As previously reported by The Eye, some students at this event staged a walkout which caused the meeting to lose its quorum and the resolution to not be put to a vote. A quorum is the minimum number of attendees the TMSU must have before proceeding with a meeting, such as the Semi-Annual General Meeting.
“Inflammatory statements and displays of anti-Israel propaganda create escalated tensions on the TMU campus and result in Jewish students feeling targeted on campus by their peers as a result of an international conflict occurring off campus,” the statement of claim reads.
The Eye reached out to the school for comment but did not receive a response in time for publication. This article will be updated with their response.
The Eye has also reached out to the TMSU for comment and will update the article when their response comes in.
The statement of claim alleges that Jewish students have not been able to share their concerns, participate in student spaces or openly display religious symbols out of concern for their safety.
The statement further alleges that students have faced “continued and persistent attacks” for their identity, been asked to leave discussions on Middle Eastern politics and have had their opinions dismissed in class.

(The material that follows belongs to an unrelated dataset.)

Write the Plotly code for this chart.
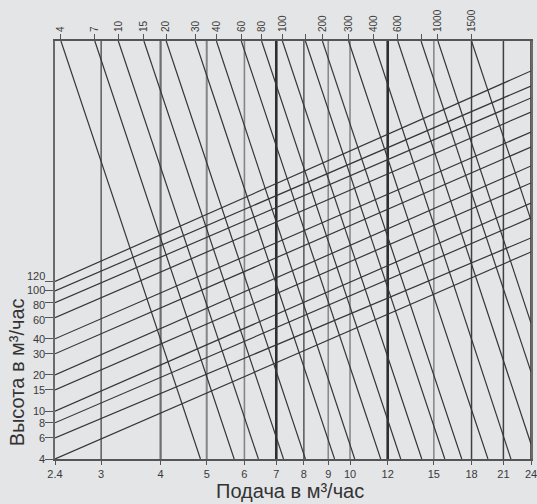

“This is not a lawsuit that is a usual lawsuit that we do because people are seeking financial compensation. These students just want to attend school like everyone else and be able to go there without being harassed and they have a right to do it. The university should be taking a stance against this. If this was any other ethnic group or any other minority there would be an uproar and an outcry,” Zisckind said. “But somehow because it’s Jewish students on campus, nobody seems to be doing what they need to do and upholding the laws and procedures they have in place and they need to be accountable for that and accountable for what they are doing.”
“The next steps [are] that TMU will have to appoint counsel to defend. Then we will get our certification motion and then the court will decide whether or not there is a proper clause to be certified under the law,” Zisckind said.